Bath Supervisors hold April Meeting
The Bath Board of Supervisors had a few public comments last Tuesday evening, but none focused exclusively on the upcoming budget approvals, as might be anticipated this time of year. Emily Fry, Chamber of Commerce executive director, invited board members and the public the to annual dinner held at Garth Newel. She said the dinner is a way to show appreciation to “the membership of the Chamber and the business community, and really highlight their success throughout the year. So we have a really great program planned for that event. That’s also where we do our presentation of the Business of the Year Award. We have three nominees so far, and we’re excited to present the community with that as well, so, just. Reminder that you all are invited to that, so we’d love to have you all there if you can make it.”
When the business part of the meeting got under way, county administrator, Ashton Harrison, introduced the tax rates per hundred dollars.
“It was advertised and proposed for tax rates to remain unchanged, which is fifty cents for real estate, and thirty-five cents for personal property. And we have not received any written comments.”
“The public hearing is now open . . . “
After Board Chair Richard Bird’s call for comments, he also explained that no vote will be taken until May 14th. For those still wishing to take a closer look at the County and the Schools fiscal year 2019-2020 please look in the minutes of both boards on their websites, or contact the county administrator. One member of the public who provided some carefully prepared history, and a look to the future, was Harold King, chair of the Bath County Fire and Rescue Association.
“While this year’s budget makes all the equipment requested by emergency services, and approved by the planning commission available in 2020, it funds the request with a loan and only one quarter of the expense is paid in 2020 with a balance of the loan due over the next three years. There are additional requests for future years roughly equivalent to this year’s requests, that are needed to complete the five and twenty-five year plans required for stability of emergency services in the county. The net effect of this year’s budget is that it increases the expense in future years, while minimizing expense this year.”
Mr. King mentioned if supervisors are aware of, and prepared to account for an annual increase in future requests, then all is fine.
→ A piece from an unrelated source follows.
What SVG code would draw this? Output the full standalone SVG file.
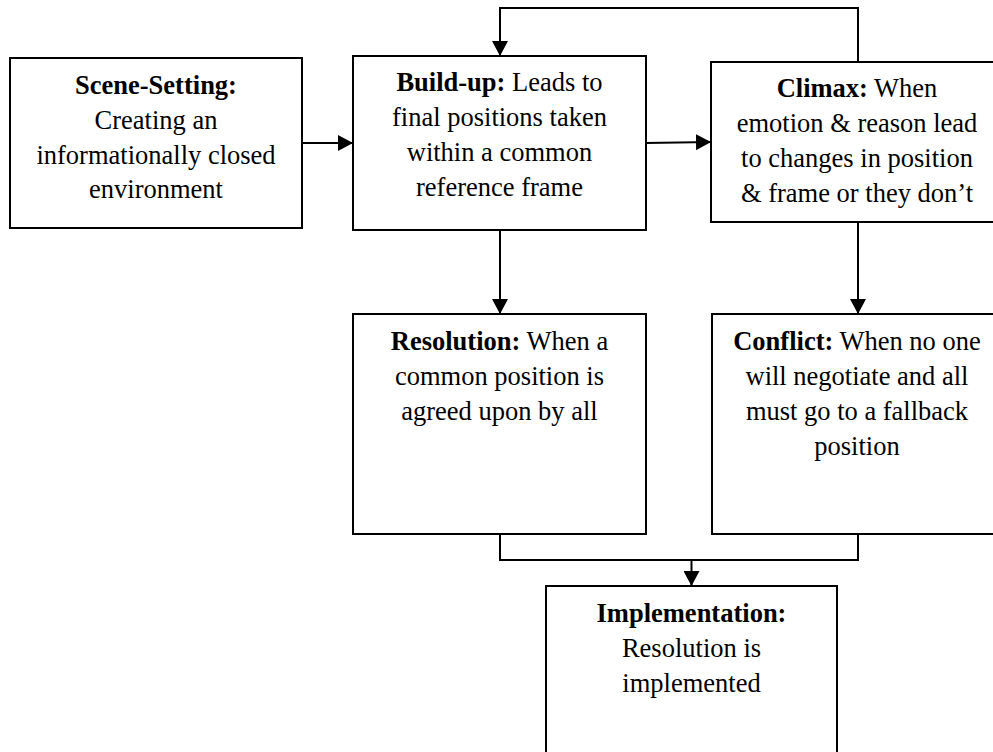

“However, if the focus is primarily on meeting this year’s needs, we need to carefully revaluate our plans. We would say that Emergency Services is not alone with this concern. We believe that the sheriff’s department, and the Board of Education would have similar concerns for the replacement of vehicles. A possible solution for this issue would be that the board of supervisors, the Planning Commission, the Fire and Rescue Association, the board of Education, the sheriff’s department work on short and long range plans for the funding of replacement vehicles for these agencies and departments. This reflects reality that vehicles wear out and need replacement on a regular basis.”
Again, the vote on the budget will be at the next regular meeting May 14th, and public comment is welcome until then. Two other items of note were the board voted to put out a request for proposal to perform a market analysis about the need and capacity for affordable housing throughout Bath County. The first step to developing such housing will be to acquire large scale funding, and then to look for available, appropriate sites for residences. The board also voted to approve a collaboration with the Virginia Outdoors Foundation to purchase the old TC Walker school building at the top of the spur in Millboro. While there was no mention of a specific purpose for building at this point, Chairman Richard Bird commented a little on the history of Rosenwald Schools, and then shared, “This one is in pretty good shape. There’s one in the county that is not in good shape. This one needs to be kept up, and the other one needs to be put down.”